II. Answer any four parts: 5x4=20

(a) Define a bounded lattice. Prove that for a bounded distributive lattice, the complements are unique.

(b) What do you mean by logically equivalent statements? Check whether the propositions $\sim (\left(p\vee (\left(\sim p\wedge \mathrm{q))}\right)\right)$ and $\sim p\wedge \sim q$ are equivalent or not.

(c) Draw the logic circuit corresponding to the Boolean expression $y=\overline{a+b.c}+b$.

(d) Define degree of a vertex in a graph. Show that number of odd degree vertices in a graph is always even.

(e)Define mutually exclusive and independent events. Let 𝐴 and 𝐵 be two events such that 𝑃(𝐴) = 0.42, 𝑃(𝐵) = 0.48 and 𝑃(𝐴 𝑎𝑛𝑑 𝐵) = 0.16. Determine 𝑃(A or B) and P(neither A nor B).

(f)How many permutations can be made out of letter in the word COMPUTER ? How many of these (i) begin with letter C, (ii) begin with C and ends with R, and (iii) C and R occupy last two end places?

(g) Let ($\left(L,\wedge ,\vee ,\le )\right)$ be a lattice. Prove that

$a\le c\iff a\vee (\left(b\wedge \mathrm{c)}\right)\le (\left(a\vee \mathrm{b)}\right)\wedge c,\forall a,b,c\in L$

III. Answer any five parts: 10x5=50

(a) (i) Distinguish between tautology and contradiction statements. Check whether the statement $p\vee \sim (p\vee q)$ is a tautology or a contradiction.

(ii) Show that $1^3+2^3+3^3+...+n^3={\left(\frac{n(n+1)}{2}\right)}^{\mathrm{2 }}$by induction. (5+5)
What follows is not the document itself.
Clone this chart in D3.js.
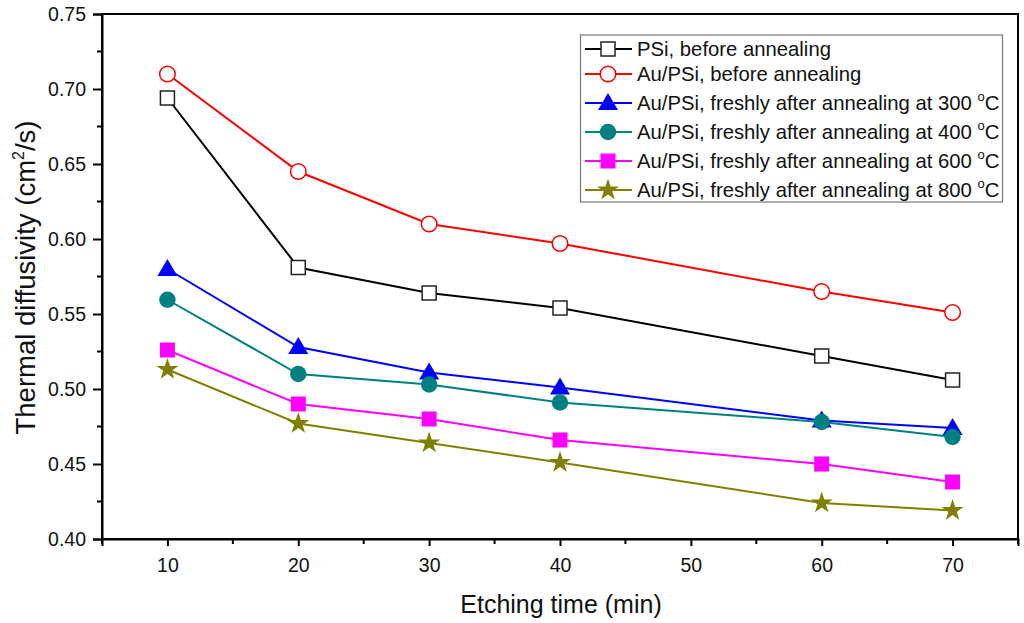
<!DOCTYPE html>
<html><head><meta charset="utf-8">
<script src="https://cdn.jsdelivr.net/npm/d3@7"></script>
<style>body{margin:0;background:#fff;}svg{display:block;font-family:"Liberation Sans",Arial,sans-serif;}</style>
</head><body>
<svg id="c" width="1024" height="623"></svg>
<script>
const times = [10, 20, 30, 40, 60, 70];
const seriesNames = [
  "PSi, before annealing",
  "Au/PSi, before annealing",
  "Au/PSi, freshly after annealing at 300 °C",
  "Au/PSi, freshly after annealing at 400 °C",
  "Au/PSi, freshly after annealing at 600 °C",
  "Au/PSi, freshly after annealing at 800 °C"
];
const psiBefore   = [0.694, 0.581, 0.564, 0.554, 0.522, 0.506];
const auBefore    = [0.710, 0.645, 0.610, 0.597, 0.565, 0.551];
const au300       = [0.580, 0.528, 0.511, 0.501, 0.479, 0.474];
const au400       = [0.5595, 0.510, 0.503, 0.491, 0.478, 0.468];
const au600       = [0.526, 0.490, 0.480, 0.466, 0.450, 0.438];
const au800       = [0.513, 0.477, 0.464, 0.451, 0.424, 0.419];
const xTicks = [10, 20, 30, 40, 50, 60, 70];
const yTicks = [0.40, 0.45, 0.50, 0.55, 0.60, 0.65, 0.70, 0.75];

const colors = ["#000000", "#ff0000", "#0000ff", "#008080", "#ff00ff", "#808000"];
const shapes = ["squareOpen", "circleOpen", "triangle", "circle", "square", "star"];
const allValues = [psiBefore, auBefore, au300, au400, au600, au800];

const svg = d3.select("#c");
const L = 102, R = 1018, T = 14, B = 539;
const x = d3.scaleLinear().domain([5, 75]).range([L, R]);
const y = d3.scaleLinear().domain([0.40, 0.75]).range([B, T]);

// frame
svg.append("rect").attr("x", L).attr("y", T).attr("width", R - L).attr("height", B - T)
  .attr("fill", "none").attr("stroke", "#000").attr("stroke-width", 2);

// axes
const xAxis = d3.axisBottom(x).tickValues(xTicks).tickSize(7).tickPadding(12).tickFormat(d3.format("d"));
const gx = svg.append("g").attr("transform", `translate(0,${B})`).call(xAxis);
gx.select(".domain").attr("stroke-width", 2);
gx.selectAll(".tick line").attr("stroke-width", 2);
gx.selectAll("text").attr("font-size", 19.5).attr("fill", "#111");
const xMinor = d3.range(5, 76, 10);
svg.append("g").selectAll("line").data(xMinor).join("line")
  .attr("x1", d => x(d)).attr("x2", d => x(d)).attr("y1", B).attr("y2", B + 5)
  .attr("stroke", "#000").attr("stroke-width", 2);

const yAxis = d3.axisLeft(y).tickValues(yTicks).tickSize(9).tickPadding(7).tickFormat(d3.format(".2f"));
const gy = svg.append("g").attr("transform", `translate(${L},0)`).call(yAxis);
gy.select(".domain").attr("stroke-width", 2);
gy.selectAll(".tick line").attr("stroke-width", 2);
gy.selectAll("text").attr("font-size", 19.5).attr("fill", "#111");
const yMinor = d3.range(0.425, 0.75, 0.05);
svg.append("g").selectAll("line").data(yMinor).join("line")
  .attr("x1", L - 5).attr("x2", L).attr("y1", d => y(d)).attr("y2", d => y(d))
  .attr("stroke", "#000").attr("stroke-width", 2);

// axis titles
svg.append("text").attr("x", 561).attr("y", 613).attr("text-anchor", "middle")
  .attr("font-size", 25).attr("fill", "#111").text("Etching time (min)");
const yt = svg.append("text").attr("transform", `translate(35,${(T + B) / 2 + 1}) rotate(-90)`)
  .attr("text-anchor", "middle").attr("font-size", 27.5).attr("fill", "#111");
yt.append("tspan").text("Thermal diffusivity (cm");
yt.append("tspan").attr("font-size", 16).attr("dy", -11).text("2");
yt.append("tspan").attr("dy", 11).text("/s)");

function drawMarker(g, shape, color, cx, cy) {
  if (shape === "squareOpen") {
    g.append("rect").attr("x", cx - 7).attr("y", cy - 7).attr("width", 14).attr("height", 14)
      .attr("fill", "#fff").attr("stroke", "#222").attr("stroke-width", 1.5);
  } else if (shape === "circleOpen") {
    g.append("circle").attr("cx", cx).attr("cy", cy).attr("r", 7.8)
      .attr("fill", "#fff").attr("stroke", color).attr("stroke-width", 1.5);
  } else if (shape === "triangle") {
    g.append("path").attr("transform", `translate(${cx},${cy})`)
      .attr("d", "M0,-10 L10,7 L-10,7 Z").attr("fill", color);
  } else if (shape === "circle") {
    g.append("circle").attr("cx", cx).attr("cy", cy).attr("r", 8.2).attr("fill", color);
  } else if (shape === "square") {
    g.append("rect").attr("x", cx - 7.5).attr("y", cy - 7.5).attr("width", 15).attr("height", 15).attr("fill", color);
  } else if (shape === "star") {
    g.append("path").attr("transform", `translate(${cx},${cy})`)
      .attr("d", d3.symbol().type(d3.symbolStar).size(150)()).attr("fill", color);
  }
}

const line = d3.line().x(d => x(d[0])).y(d => y(d[1]));
allValues.forEach((vals, i) => {
  const pts = times.map((t, j) => [t, vals[j]]);
  svg.append("path").datum(pts).attr("d", line).attr("fill", "none")
    .attr("stroke", colors[i]).attr("stroke-width", 2);
});
allValues.forEach((vals, i) => {
  const g = svg.append("g");
  times.forEach((t, j) => drawMarker(g, shapes[i], colors[i], x(t), y(vals[j])));
});

// legend
const lg = svg.append("g");
lg.append("rect").attr("x", 580.5).attr("y", 35).attr("width", 422).attr("height", 167)
  .attr("fill", "#fff").attr("stroke", "#777").attr("stroke-width", 1.2);
seriesNames.forEach((name, i) => {
  const cy = 49 + i * 29 - (i > 0 ? 4 : 0);
  lg.append("line").attr("x1", 585).attr("x2", 632).attr("y1", cy).attr("y2", cy)
    .attr("stroke", colors[i]).attr("stroke-width", 2);
  drawMarker(lg, shapes[i], colors[i], 608, cy);
  const t = lg.append("text").attr("x", 637).attr("y", cy + 7.3).attr("font-size", 20.3).attr("fill", "#111");
  const m = name.match(/^(.*) °C$/);
  if (m) {
    t.append("tspan").text(m[1] + " ");
    t.append("tspan").attr("font-size", 13).attr("dy", -9).text("o");
    t.append("tspan").attr("dy", 9).text("C");
  } else {
    t.text(name);
  }
});
</script>
</body></html>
(b) Let $D=\{\left\{1,2,5,7,10,14,35,\mathrm{70\}}\right\}$ be the set of all divisors of 70. If ($\left(D,+,·,\text{'},0,\mathrm{1)}\right)$ be a Boolean algebra, where $a+b=lcm(a,b)$, $a*b=gcd(a,b)$ and $a\text{'}=70/a$. Find the value of the expressions

(i) $x=35*(2+7\text{'}), y=(35*10)+14\text{'}$ and $z=(2+7)*(14+10)\text{'}$.

(ii)Determine whether the $W=\{1,5,10,70\}$ is a Boolean subalgebra of $D_{70}$. Justify. (6+4)
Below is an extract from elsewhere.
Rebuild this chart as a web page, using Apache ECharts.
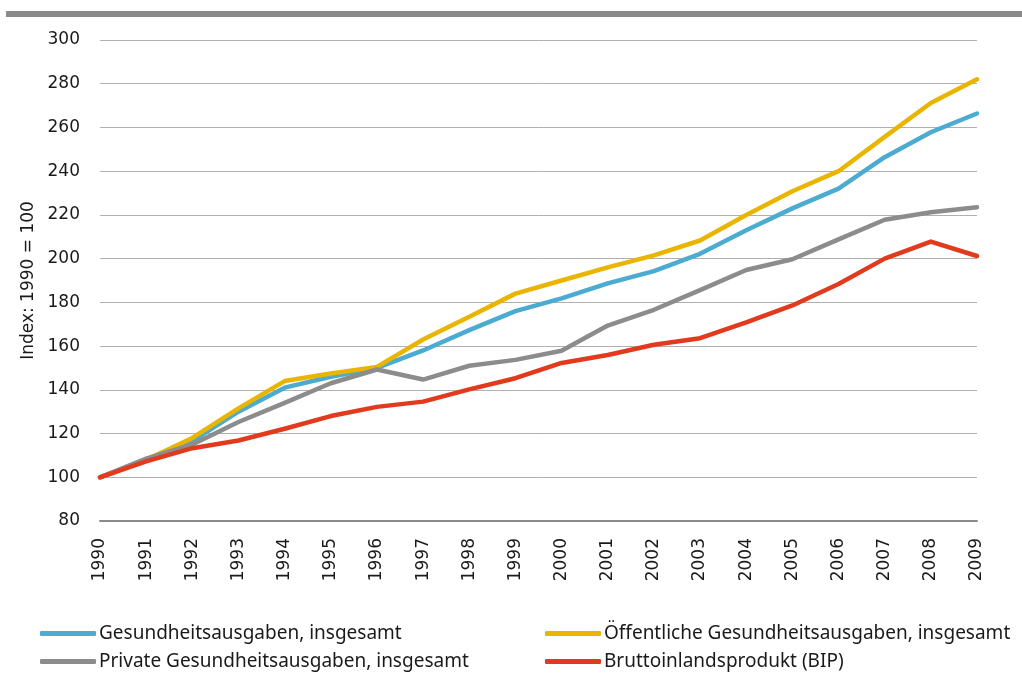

(c) (i) If 𝐴 and 𝐵 are any two events, the prove that

$P(A\cup B)=P\left(A\right)+P\left(B\right)-P(A\cap B)$.

(ii) If ${{18}_C}_r={{18}_C}_{r+2}$, find ${r_C}_5$. (5+5)

(d)(i) Define order and size of a graph. What is the size of a 𝑟-regular graph of order 𝑝?

(ii) Define walk, path and circuit. Show that a tree cannot have a circuit.

(iii) Define a spanning tree and its branch and chords. Find the number of chords of with respect to a spanning tree in a graph of order 𝑛. (2+4+3)

(e) (i) What do you mean by logic gates. ? Describe the operations of OR and NOT gates with two input devices. Give their equivalent electrical circuits.

(ii) Let $E=xy\text{'}+xyz\text{'}+x\text{'}yz\text{'}$ be a Boolean expression. Show that $xz\text{'}+E=E$ and $x+E\ne E$.

(f)(i)Define a well-ordered set. Give an example.

(ii) Define dual of a statement in a lattice 𝐿. Write the dual of the statement $(a\wedge b)\vee c=(b\vee c)\wedge (c\vee a)$.

(iii) Let 𝐿 be a lattice. Show that $a\wedge b=a$ if and only if $a\vee b=b$. (2+3+5)

(g) Define a tree. Show that a tree with 𝑛 vertices has n-1 edges.